For teams building or buying AI systems, this is similar to the discipline behind contract strategies for price volatility: you do not just want a lower average cost, you want predictability, usage shaping and a way to absorb spikes without panic. That becomes especially important when AI is adopted unevenly across teams, or when one business unit uses a premium model for everything while another cannot get access at all. The right internal economics create fairness and clarity, not artificial scarcity.

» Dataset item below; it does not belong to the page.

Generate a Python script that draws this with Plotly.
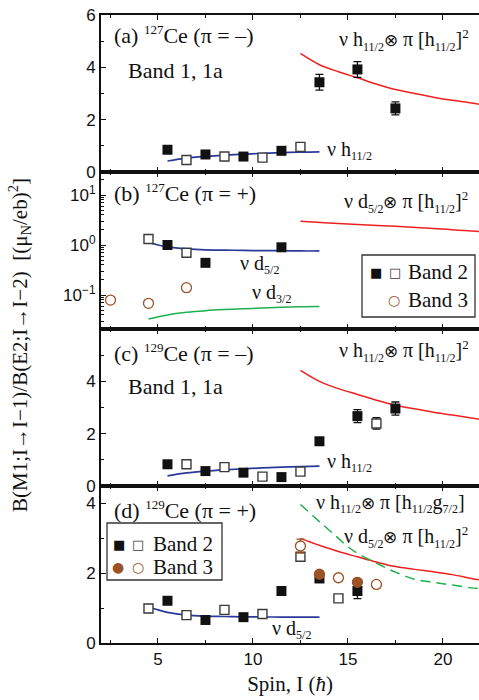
import plotly.graph_objects as go
from plotly.subplots import make_subplots

# ---------------- data ----------------
# Panel (a) 127Ce (pi = -)
a_b2f_x = [5.5, 7.5, 9.5, 11.5, 13.5, 15.5, 17.5]
a_b2f_y = [0.85, 0.67, 0.59, 0.81, 3.43, 3.92, 2.43]
a_b2f_e = [0, 0, 0, 0, 0.30, 0.30, 0.25]
a_b2o_x = [6.5, 8.5, 10.5, 12.5]
a_b2o_y = [0.46, 0.59, 0.55, 0.96]
a_nu_x = [5.5, 6.5, 7.5, 8.5, 9.5, 10.5, 11.5, 12.5, 13.5]
a_nu_y = [0.42, 0.53, 0.60, 0.64, 0.68, 0.71, 0.74, 0.76, 0.77]
a_3q_x = [12.5, 13.5, 14.5, 15.5, 16.5, 17.5, 18.5, 19.5, 20.5, 21.5, 22.0]
a_3q_y = [4.53, 4.10, 3.83, 3.60, 3.36, 3.15, 3.00, 2.86, 2.74, 2.64, 2.58]

# Panel (b) 127Ce (pi = +)
b_b2f_x = [5.5, 7.5, 11.5]
b_b2f_y = [1.00, 0.44, 0.90]
b_b2o_x = [4.5, 6.5]
b_b2o_y = [1.32, 0.70]
b_b3o_x = [2.5, 4.5, 6.5]
b_b3o_y = [0.079, 0.068, 0.14]
b_d52_x = [4.5, 5.0, 5.5, 6.5, 7.5, 8.5, 9.5, 10.5, 11.5, 12.5, 13.5]
b_d52_y = [1.13, 1.00, 0.92, 0.84, 0.80, 0.79, 0.78, 0.77, 0.77, 0.76, 0.76]
b_d32_x = [4.5, 5.5, 6.5, 7.5, 8.5, 9.5, 10.5, 11.5, 12.5, 13.5]
b_d32_y = [0.033, 0.040, 0.045, 0.0485, 0.051, 0.053, 0.055, 0.0566, 0.058, 0.059]
b_3q_x = [12.5, 14.0, 15.5, 17.5, 19.5, 22.0]
b_3q_y = [2.97, 2.75, 2.56, 2.36, 2.15, 1.85]

# Panel (c) 129Ce (pi = -)
c_b2f_x = [5.5, 7.5, 9.5, 11.5, 13.5, 15.5, 17.5]
c_b2f_y = [0.83, 0.57, 0.51, 0.34, 1.71, 2.67, 2.96]
c_b2f_e = [0, 0, 0, 0, 0, 0.25, 0.25]
c_b2o_x = [6.5, 8.5, 10.5, 12.5, 16.5]
c_b2o_y = [0.83, 0.72, 0.36, 0.55, 2.39]
c_b2o_e = [0, 0, 0, 0, 0.22]
c_nu_x = [5.5, 6.5, 7.5, 8.5, 9.5, 10.5, 11.5, 12.5, 13.5]
c_nu_y = [0.39, 0.50, 0.57, 0.62, 0.66, 0.69, 0.72, 0.74, 0.76]
c_3q_x = [12.5, 13.5, 14.5, 15.5, 16.5, 17.5, 18.5, 19.5, 20.5, 21.5, 22.0]
c_3q_y = [4.42, 4.00, 3.72, 3.50, 3.28, 3.09, 2.95, 2.82, 2.71, 2.60, 2.54]

# Panel (d) 129Ce (pi = +)
d_b2f_x = [5.5, 7.5, 9.5, 11.5, 13.5, 15.5]
d_b2f_y = [1.21, 0.66, 0.74, 1.49, 1.85, 1.49]
d_b2f_e = [0, 0, 0, 0, 0, 0.22]
d_b2o_x = [4.5, 6.5, 8.5, 10.5, 12.5, 14.5]
d_b2o_y = [0.99, 0.80, 0.95, 0.83, 2.47, 1.28]
d_b3f_x = [13.5, 15.5]
d_b3f_y = [1.97, 1.74]
d_b3o_x = [12.5, 14.5, 16.5]
d_b3o_y = [2.78, 1.87, 1.68]
d_b3o_e = [0.20, 0, 0]
d_d52_x = [4.5, 5.0, 5.5, 6.5, 7.5, 8.5, 9.5, 10.5, 11.5, 12.5, 13.5]
d_d52_y = [1.04, 0.95, 0.88, 0.80, 0.77, 0.76, 0.75, 0.75, 0.74, 0.74, 0.74]
d_3q_x = [12.5, 13.5, 14.5, 15.5, 16.5, 17.5, 18.5, 19.5, 20.5, 21.5, 22.0]
d_3q_y = [3.00, 2.80, 2.62, 2.47, 2.32, 2.19, 2.11, 2.04, 1.96, 1.85, 1.80]
d_hg_x = [12.5, 13.5, 14.0, 14.5, 15.0, 15.5, 16.5, 17.5, 18.5, 19.5, 20.5, 21.5, 22.0]
d_hg_y = [3.97, 3.48, 3.24, 3.00, 2.76, 2.57, 2.29, 2.03, 1.83, 1.74, 1.66, 1.58, 1.55]

x_ticks = [5, 10, 15, 20]

# ---------------- styles ----------------
BLACK = "#111111"
OPEN_EDGE = "#3a3a3a"
BROWN = "#9a5226"
BLUE = "#2b3a9a"
RED = "#ee2020"
GREEN = "#1db04c"
SERIF = "Liberation Serif, Times New Roman, serif"
SANS = "Liberation Sans, Arial, sans-serif"
SYM = "DejaVu Sans, sans-serif"
MS = 10

fig = make_subplots(rows=4, cols=1, shared_xaxes=True, vertical_spacing=0)


def sq_filled(x, y, row, err=None):
    fig.add_trace(go.Scatter(
        x=x, y=y, mode="markers",
        marker=dict(symbol="square", size=MS, color=BLACK, line=dict(width=0)),
        error_y=dict(type="data", array=err, visible=err is not None,
                     color=BLACK, thickness=1.3, width=4),
        showlegend=False), row=row, col=1)


def sq_open(x, y, row, err=None):
    fig.add_trace(go.Scatter(
        x=x, y=y, mode="markers",
        marker=dict(symbol="square", size=MS - 1, color="white",
                    line=dict(width=1.4, color=OPEN_EDGE)),
        error_y=dict(type="data", array=err, visible=err is not None,
                     color=BLACK, thickness=1.3, width=4),
        showlegend=False), row=row, col=1)


def circ(x, y, row, filled, err=None):
    fig.add_trace(go.Scatter(
        x=x, y=y, mode="markers",
        marker=dict(symbol="circle", size=MS, color=BROWN if filled else "white",
                    line=dict(width=1.3, color=BROWN)),
        error_y=dict(type="data", array=err, visible=err is not None,
                     color=BROWN, thickness=1.3, width=4),
        showlegend=False), row=row, col=1)


def curve(x, y, row, color, dash="solid", width=1.5):
    fig.add_trace(go.Scatter(
        x=x, y=y, mode="lines", line=dict(color=color, width=width, dash=dash, shape="spline"),
        showlegend=False, hoverinfo="skip"), row=row, col=1)


# panel a
curve(a_nu_x, a_nu_y, 1, BLUE, width=1.7)
curve(a_3q_x, a_3q_y, 1, RED)
sq_filled(a_b2f_x, a_b2f_y, 1, a_b2f_e)
sq_open(a_b2o_x, a_b2o_y, 1)
# panel b
curve(b_d52_x, b_d52_y, 2, BLUE, width=1.7)
curve(b_d32_x, b_d32_y, 2, GREEN)
curve(b_3q_x, b_3q_y, 2, RED)
sq_filled(b_b2f_x, b_b2f_y, 2)
sq_open(b_b2o_x, b_b2o_y, 2)
circ(b_b3o_x, b_b3o_y, 2, False)
# panel c
curve(c_nu_x, c_nu_y, 3, BLUE, width=1.7)
curve(c_3q_x, c_3q_y, 3, RED)
sq_filled(c_b2f_x, c_b2f_y, 3, c_b2f_e)
sq_open(c_b2o_x, c_b2o_y, 3, c_b2o_e)
# panel d
curve(d_d52_x, d_d52_y, 4, BLUE, width=1.7)
curve(d_3q_x, d_3q_y, 4, RED)
curve(d_hg_x, d_hg_y, 4, GREEN, dash="10px,6px", width=1.5)
sq_filled(d_b2f_x, d_b2f_y, 4, d_b2f_e)
sq_open(d_b2o_x, d_b2o_y, 4)
circ(d_b3o_x, d_b3o_y, 4, False, d_b3o_e)
circ(d_b3f_x, d_b3f_y, 4, True)

# ---------------- layout ----------------
L, T, W, H = 101, 15, 378, 628
fig.update_layout(
    width=479, height=700,
    margin=dict(l=L, r=0, t=T, b=700 - T - H, pad=0),
    paper_bgcolor="white", plot_bgcolor="white",
    font=dict(family=SANS, size=16, color=BLACK),
)

axis_common = dict(showline=True, linecolor=BLACK, linewidth=2, showgrid=False,
                   zeroline=False, ticks="inside", tickcolor=BLACK, ticklen=5,
                   tickwidth=1.2)
for r in range(1, 5):
    fig.update_xaxes(range=[2, 21.9], tickvals=x_ticks, mirror="ticks",
                     showticklabels=(r == 4),
                     minor=dict(ticks="inside", dtick=2.5, tick0=0, ticklen=3,
                                tickcolor=BLACK, tickwidth=1),
                     tickfont=dict(family=SANS, size=17), row=r, col=1, **axis_common)

fig.update_xaxes(title=dict(text="Spin, I (<i>ħ</i>)", font=dict(family=SERIF, size=21),
                            standoff=8), row=4, col=1)

fig.update_yaxes(range=[0, 6], tickvals=[0, 2, 4, 6],
                 minor=dict(ticks="inside", dtick=1, ticklen=3, tickcolor=BLACK),
                 tickfont=dict(size=17), row=1, col=1, **axis_common)
fig.update_yaxes(type="log", range=[-1.68, 1.46], tickvals=[0.1, 1, 10],
                 ticktext=["10<sup>−1</sup>", "10<sup>0</sup>", "10<sup>1</sup>"],
                 minor=dict(ticks="inside", ticklen=3, tickcolor=BLACK,
                            tickvals=[m * 10 ** e for e in (-2, -1, 0, 1) for m in range(2, 10)]),
                 tickfont=dict(size=17), row=2, col=1, **axis_common)
fig.update_yaxes(range=[0, 6], tickvals=[0, 2, 4],
                 minor=dict(ticks="inside", dtick=1, ticklen=3, tickcolor=BLACK),
                 tickfont=dict(size=17), row=3, col=1, **axis_common)
fig.update_yaxes(range=[0, 4.5], tickvals=[0, 2, 4],
                 minor=dict(ticks="inside", dtick=1, ticklen=3, tickcolor=BLACK),
                 tickfont=dict(size=17), row=4, col=1, **axis_common)


def px(x):
    return (x - L) / W


def py(y):
    return (T + H - y) / H


def label(text, x, y, size=20, anchor="left", family=SERIF, color=BLACK):
    fig.add_annotation(text=text, x=px(x), y=py(y), xref="paper", yref="paper",
                       xanchor=anchor, yanchor="middle", showarrow=False,
                       font=dict(family=family, size=size, color=color))


def sb(t):
    return f'<sub><span style="font-size:12px">{t}</span></sub>'


def sp(t):
    return f'<sup><span style="font-size:13px">{t}</span></sup>'


h112 = "h" + sb("11/2")
d52 = "d" + sb("5/2")
OT = '<span style="font-size:17px">⊗</span>'
# panel a
label(f"(a) {sp('127')}Ce (π = –)", 112, 35, size=22)
label("Band 1, 1a", 126, 70, size=22)
label(f"ν {h112}{OT} π [{h112}]{sp('2')}", 337, 40)
label(f"ν {h112}", 325, 150)
# panel b
label(f"(b) {sp('127')}Ce (π = +)", 112, 193, size=22)
label(f"ν {d52}{OT} π [{h112}]{sp('2')}", 342, 202)
label(f"ν {d52}", 238, 264)
label("ν d" + sb("3/2"), 250, 293)
# panel c
label(f"(c) {sp('129')}Ce (π = –)", 112, 353, size=22)
label("Band 1, 1a", 126, 386, size=22)
label(f"ν {h112}{OT} π [{h112}]{sp('2')}", 337, 351)
label(f"ν {h112}", 325, 462)
# panel d
label(f"(d) {sp('129')}Ce (π = +)", 112, 510, size=22)
label(f"ν {h112}{OT} π [{h112}g{sb('7/2')}]", 314, 503)
label(f"ν {d52}{OT} π [{h112}]{sp('2')}", 342, 537)
label(f"ν {d52}", 270, 629)

# legends (drawn as boxes with text)
fig.add_shape(type="rect", xref="paper", yref="paper", x0=px(362), x1=px(475),
              y0=py(317), y1=py(255), line=dict(color="#333333", width=1.3),
              fillcolor="white", layer="above")
label("■", 376, 272, size=13, anchor="center", family=SYM)
label("□", 395, 272, size=13, anchor="center", family=SYM, color=OPEN_EDGE)
label("Band 2", 406, 272, size=21)
label("○", 394, 300, size=14, anchor="center", family=SYM, color=BROWN)
label("Band 3", 406, 300, size=21)

fig.add_shape(type="rect", xref="paper", yref="paper", x0=px(107), x1=px(222),
              y0=py(580), y1=py(523), line=dict(color="#333333", width=1.3),
              fillcolor="white", layer="above")
label("■", 119, 544, size=13, anchor="center", family=SYM)
label("□", 138, 544, size=13, anchor="center", family=SYM, color=OPEN_EDGE)
label("Band 2", 151, 544, size=21)
label("●", 118, 567, size=14, anchor="center", family=SYM, color=BROWN)
label("○", 138, 567, size=14, anchor="center", family=SYM, color=BROWN)
label("Band 3", 151, 567, size=21)

# y-axis title
fig.add_annotation(text="B(M1;I→I−1)/B(E2;I→I−2)  [(μ<sub>N</sub>/eb)<sup>2</sup>]",
                   x=px(19), y=py(345), xref="paper", yref="paper",
                   xanchor="center", yanchor="middle", textangle=-90, showarrow=False,
                   font=dict(family=SERIF, size=21, color=BLACK))

fig.write_html("out.html")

Leaderboard culture can unlock adoption, but only if the metric is meaningful

The appeal of an internal leaderboard is obvious. People like visible recognition, and status signals can drive participation faster than policy memos ever will. But a leaderboard is only beneficial when the ranking metric approximates valuable behaviour. If your score rewards raw token consumption, you are effectively paying people to be inefficient. If it rewards high-impact use cases, knowledge-sharing and safety compliance, it can become a powerful learning engine.

Think of it as the difference between gamifying waste reduction and gamifying food spending with no constraints. In one case, the system nudges people toward a desirable outcome. In the other, it encourages a distorted optimisation of the wrong thing. The same principle applies here: measure behaviour that aligns with business value, not just volume.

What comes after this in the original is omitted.